Explaining that he became an artist in childhood because he couldn't do anything else. "My life was a total disaster until I was 20 years old. My one and only ambition was to be a gamewarden, so when I'd finished my education, I went rushing out to Kenya with the incredibly arrogant idea that I was God's gift to the National Parks. It was a disaster. I knocked on the door of the Head Gamewarden in Nairobi and said, 'I'm here, can I be a game warden?' I was told I wasn't wanted. My life was in ruins; that was the end of my career in three seconds flat." "Up to that point, my only interest in art had been as an escape from the rugger field. The game was compulsory at school and I was terrified of it. I couldn't see any fun in being buried under heaps of bodies in the mud and having my face kicked in. I fled into the art department where it was more comfortable and painted the most unspeakably awful painting of birds."
Deflated and homesick, he took a job as a receptionist in a hotel on the Kenya coast; the salary was one pound a week.

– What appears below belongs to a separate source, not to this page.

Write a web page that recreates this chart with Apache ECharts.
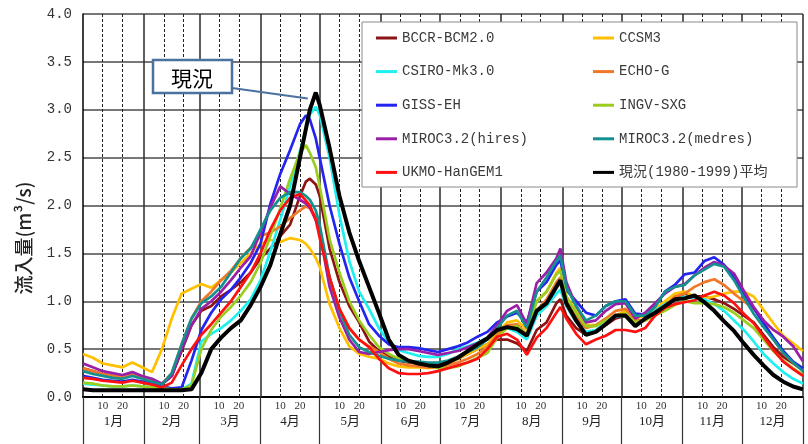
<!DOCTYPE html>
<html><head><meta charset="utf-8">
<script src="https://cdn.jsdelivr.net/npm/echarts@6/dist/echarts.min.js"></script>
<style>html,body{margin:0;padding:0;background:#fff}#c{width:808px;height:444px}</style>
</head><body><div id="c"></div>
<script>
// ---- data ----
const days = [0,5,10,15,20,25,30,35,40,45,50,55,60,65,70,75,80,85,90,95,100,105,110,113,115,118,120,125,130,135,140,145,150,155,160,165,170,175,180,185,190,195,200,205,210,215,220,225,230,235,240,242,245,250,255,260,265,270,275,280,285,290,295,300,305,310,315,320,325,330,335,340,345,350,355,360,365];

const bccr = [.3,.27,.24,.22,.21,.23,.2,.17,.13,.22,.48,.75,.9,.95,1.05,1.12,1.2,1.3,1.45,1.55,1.68,1.8,2.1,
  2.25,2.28,2.22,2.1,
  1.55,1.2,.95,.78,.58,.48,.42,.38,.36,.35,.34,.34,.36,.4,.45,.5,.55,.6,.6,.56,.48,.7,.78,.98,
  1.02,
  .85,.72,.65,.68,.75,.82,.85,.78,.8,.88,.95,1.02,1.08,1.05,1.05,1.02,.98,.92,.85,.78,.65,.52,.42,.35,.28];
const ccsm3 = [.45,.41,.35,.33,.31,.36,.31,.26,.5,.82,1.08,1.13,1.18,1.14,1.22,1.3,1.4,1.5,1.6,1.64,1.62,1.66,1.64,
  1.6,1.55,1.45,1.36,
  .97,.72,.53,.45,.42,.4,.35,.32,.31,.31,.3,.31,.35,.4,.45,.5,.55,.67,.78,.8,.7,1.0,1.1,1.3,
  1.35,
  1.05,.9,.75,.75,.78,.85,.9,.82,.85,.92,1.0,1.08,1.1,1.05,1.03,1.05,1.08,1.1,1.1,1.05,.91,.77,.64,.56,.48];
const csiro = [.14,.13,.12,.11,.11,.12,.11,.1,.09,.08,.08,.14,.58,.66,.72,.8,.9,1.02,1.22,1.52,1.85,2.2,2.57,
  2.8,2.95,3.03,2.95,
  2.5,1.9,1.42,1.1,.92,.72,.57,.49,.46,.43,.42,.42,.45,.5,.53,.57,.62,.7,.72,.68,.6,.85,.95,1.08,
  1.12,
  .95,.78,.68,.7,.78,.84,.85,.76,.82,.9,.97,1.02,1.05,1.03,1.02,.97,.9,.8,.7,.58,.45,.35,.26,.19,.14];
const echo = [.3,.27,.24,.22,.21,.23,.2,.17,.14,.25,.55,.82,1.0,1.1,1.22,1.32,1.45,1.56,1.68,1.72,1.78,1.87,1.95,
  1.99,1.97,1.88,1.7,
  1.25,.92,.72,.6,.53,.47,.4,.35,.33,.32,.31,.31,.33,.36,.4,.45,.52,.65,.75,.76,.65,.9,1.02,1.2,
  1.25,
  1.0,.85,.72,.75,.82,.9,.92,.8,.8,.88,.95,1.05,1.08,1.15,1.2,1.23,1.17,1.08,1.0,.92,.8,.6,.46,.36,.28];
const giss = [.22,.2,.18,.17,.16,.18,.16,.14,.11,.09,.1,.38,.7,.88,1.02,1.12,1.25,1.4,1.6,2.02,2.33,2.58,2.85,
  2.94,2.9,2.7,2.5,
  2.0,1.6,1.25,1.0,.76,.64,.55,.52,.52,.51,.49,.47,.5,.53,.57,.63,.68,.78,.84,.88,.78,1.1,1.2,1.38,
  1.43,
  1.12,1.0,.88,.85,.95,1.0,1.02,.87,.86,.95,1.1,1.17,1.28,1.3,1.42,1.46,1.38,1.25,1.08,.93,.77,.62,.48,.37,.3];
const ingv = [.15,.14,.12,.11,.11,.12,.11,.1,.09,.08,.08,.12,.5,.7,.84,.94,1.06,1.2,1.4,1.68,1.97,2.28,2.55,
  2.63,2.55,2.4,2.2,
  1.65,1.3,1.0,.8,.65,.52,.45,.4,.37,.35,.33,.3,.3,.32,.36,.41,.46,.62,.72,.74,.65,1.0,1.1,1.28,
  1.32,
  1.05,.88,.74,.74,.8,.85,.87,.78,.8,.85,.9,.96,1.0,.98,.98,.97,.94,.88,.8,.72,.6,.48,.38,.3,.23];
const mirocHi = [.35,.31,.27,.25,.23,.26,.22,.19,.14,.22,.5,.75,.92,1.0,1.1,1.22,1.35,1.47,1.72,1.98,2.2,2.12,2.06,
  2.02,1.98,1.85,1.72,
  1.15,.83,.6,.47,.45,.47,.49,.5,.5,.48,.46,.44,.46,.48,.52,.56,.62,.75,.9,.96,.76,1.19,1.3,1.45,
  1.55,
  1.2,.95,.78,.8,.9,.97,.98,.82,.88,.98,1.08,1.15,1.18,1.27,1.35,1.41,1.37,1.29,1.11,.94,.8,.7,.63,.53,.37];
const mirocMed = [.27,.24,.22,.2,.19,.22,.19,.16,.13,.25,.55,.82,.98,1.05,1.15,1.3,1.45,1.55,1.75,1.95,2.08,2.14,2.14,
  2.1,2.06,1.95,1.8,
  1.25,.9,.65,.52,.47,.43,.4,.38,.37,.37,.36,.36,.38,.42,.47,.52,.6,.72,.85,.9,.72,1.1,1.25,1.42,
  1.48,
  1.15,.95,.8,.85,.95,1.0,1.0,.85,.85,.94,1.1,1.15,1.17,1.27,1.33,1.39,1.36,1.22,1.04,.87,.73,.6,.46,.36,.27];
const ukmo = [.2,.19,.17,.16,.15,.17,.15,.13,.1,.15,.33,.5,.65,.76,.88,1.0,1.15,1.3,1.5,1.75,1.95,2.08,2.12,
  2.05,2.0,1.85,1.66,
  1.25,.92,.72,.6,.52,.4,.3,.25,.24,.24,.25,.27,.3,.33,.36,.4,.5,.63,.66,.6,.44,.62,.72,.88,
  .94,
  .82,.66,.55,.6,.64,.7,.7,.68,.72,.85,.93,.97,.99,1.01,1.06,1.1,1.06,.98,.87,.77,.63,.49,.37,.29,.22];
const current = [.08,.07,.07,.07,.07,.07,.07,.07,.07,.07,.07,.08,.25,.5,.62,.72,.8,.96,1.15,1.38,1.7,2.0,2.5,
  2.8,3.0,3.18,3.05,
  2.6,2.1,1.72,1.42,1.15,.88,.6,.44,.38,.35,.33,.32,.36,.41,.48,.55,.61,.7,.73,.71,.64,.9,.98,1.15,
  1.22,
  .98,.8,.65,.68,.76,.85,.85,.74,.82,.88,.95,1.02,1.03,1.06,.99,.9,.79,.69,.56,.44,.33,.23,.16,.11,.08];

const seriesNames = ['BCCR-BCM2.0','CCSM3','CSIRO-Mk3.0','ECHO-G','GISS-EH','INGV-SXG','MIROC3.2(hires)','MIROC3.2(medres)','UKMO-HanGEM1','現況(1980-1999)平均'];
const monthNames = ['1月','2月','3月','4月','5月','6月','7月','8月','9月','10月','11月','12月'];
const monthLengths = [31,28,31,30,31,30,31,31,30,31,30,31];
const dayTickTexts = ['10','20'];
const yAxisTitle = '流入量(m³/s)';
const calloutText = '現況';

// ---- derived ----
const seriesValues = [bccr, ccsm3, csiro, echo, giss, ingv, mirocHi, mirocMed, ukmo, current];
const colors = ['#8c1414','#ffc000','#1ef0f0','#f07828','#2424f0','#9acd1e','#9a1ea8','#14908f','#ff1010','#000000'];
const monthStarts = [];
let acc = 0;
monthLengths.forEach(l => { monthStarts.push(acc); acc += l; });
monthStarts.push(acc);
const tenDays = [];
for (let i = 0; i < 12; i++) { tenDays.push(monthStarts[i] + 10, monthStarts[i] + 20); }
const monthCenters = monthLengths.map((l, i) => monthStarts[i] + l / 2);
const findIdx = (arr, v) => arr.findIndex(a => Math.abs(a - v) < 0.01);

const chart = echarts.init(document.getElementById('c'), null, {renderer: 'canvas'});

const series = seriesNames.map((name, i) => {
  const s = {
    name, type: 'line', data: days.map((d, k) => [d, seriesValues[i][k]]),
    symbol: 'none', showSymbol: false,
    lineStyle: {color: colors[i], width: i === 9 ? 4 : 2.7},
    itemStyle: {color: colors[i]},
    z: 2, silent: true, animation: false
  };
  if (i === 0) {
    s.markLine = {
      silent: true, symbol: ['none', 'none'], z: 1, animation: false,
      label: {show: false}, emphasis: {disabled: true},
      data: monthStarts.slice(1).map(v => ({xAxis: v, lineStyle: {type: 'solid', color: '#2a2a2a', width: 1.5}}))
        .concat(tenDays.map(v => ({xAxis: v, lineStyle: {type: [3, 2], color: '#222', width: 1}})))
    };
  }
  return s;
});

const legendText = {fontFamily: '"Liberation Mono", "Noto Sans CJK JP", monospace', fontSize: 14, color: '#3a3a3a', lineHeight: 16};
const legendCommon = {orient: 'vertical', padding: 0, itemGap: 17.6, itemWidth: 21, itemHeight: 3, icon: 'rect', selectedMode: false, textStyle: legendText, z: 20};

chart.setOption({
  animation: false,
  backgroundColor: '#fff',
  grid: {left: 83, right: 5, top: 14, bottom: 47},
  legend: [
    Object.assign({left: 376, top: 30, data: [0, 2, 4, 6, 8].map(i => seriesNames[i])}, legendCommon),
    Object.assign({left: 593, top: 30, data: [1, 3, 5, 7, 9].map(i => seriesNames[i])}, legendCommon)
  ],
  xAxis: [
    {
      type: 'value', min: 0, max: 365, position: 'bottom',
      axisLine: {show: true, onZero: false, lineStyle: {color: '#000', width: 2}},
      axisTick: {show: true, customValues: monthStarts, length: 47, inside: false, lineStyle: {color: '#333', width: 1.2}},
      axisLabel: {
        customValues: tenDays, margin: 4, fontSize: 11, color: '#333',
        fontFamily: '"Liberation Serif", serif',
        formatter: v => { const k = findIdx(tenDays, v); return k < 0 ? '' : dayTickTexts[k % 2]; }
      },
      splitLine: {show: false}
    },
    {
      type: 'value', min: 0, max: 365, position: 'bottom',
      axisLine: {show: false}, axisTick: {show: false}, splitLine: {show: false},
      axisLabel: {
        customValues: monthCenters, margin: 18, fontSize: 13, color: '#222',
        fontFamily: '"Liberation Serif", "Noto Sans CJK JP", serif',
        formatter: v => { const k = findIdx(monthCenters, v); return k < 0 ? '' : monthNames[k]; }
      }
    }
  ],
  yAxis: {
    type: 'value', min: 0, max: 4, interval: 0.5,
    axisLine: {show: true, lineStyle: {color: '#000', width: 1.5}},
    axisTick: {show: false},
    axisLabel: {margin: 11, fontSize: 14, color: '#333', fontFamily: '"Liberation Mono", monospace', formatter: v => v.toFixed(1)},
    splitLine: {show: true, lineStyle: {color: '#4a4a4a', width: 1.6}}
  },
  series
});

// annotation: callout pointing at the peak of the observed mean
const peakIdx = current.indexOf(Math.max(...current));
const p = chart.convertToPixel({xAxisIndex: 0, yAxisIndex: 0}, [days[peakIdx], current[peakIdx]]);
const calloutColor = '#4a72a0';
chart.setOption({
  graphic: [
    {type: 'rect', z: 10, shape: {x: 362, y: 22, width: 435, height: 165}, style: {fill: '#fff', stroke: '#8a8a8a', lineWidth: 1}},
    {type: 'line', z: 10, shape: {x1: 232, y1: 88, x2: p[0] - 8, y2: p[1] + 6}, style: {stroke: calloutColor, lineWidth: 2}},
    {type: 'rect', z: 11, shape: {x: 153, y: 60, width: 79, height: 33}, style: {fill: '#fff', stroke: calloutColor, lineWidth: 2.5}},
    {type: 'text', z: 12, x: 192, y: 78, style: {text: calloutText, fill: '#000', font: '21px "Noto Sans CJK JP"', textAlign: 'center', textVerticalAlign: 'middle', align: 'center', verticalAlign: 'middle'}},
    {type: 'text', z: 12, x: 24, y: 238, rotation: Math.PI / 2, style: {text: yAxisTitle, fill: '#222', font: '500 19px "Noto Sans CJK JP"', textAlign: 'center', textVerticalAlign: 'middle', align: 'center', verticalAlign: 'middle'}}
  ]
});
</script></body></html>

"So there I was at Malindi on the Kenya Coast in this hotel. I painted some more bird paintings on plasterboard, and I sold seven of them for £10 each to the
culture-starved inhabitants of the town and paid my passage home to England on a Union Castle steamer."
Arriving home, penniless, he had two choices,Mr Shepherd decided he could either become an artist or a bus driver.
Since he suspected that most artists starved in garrets, life as a bus driver seemed the safer bet.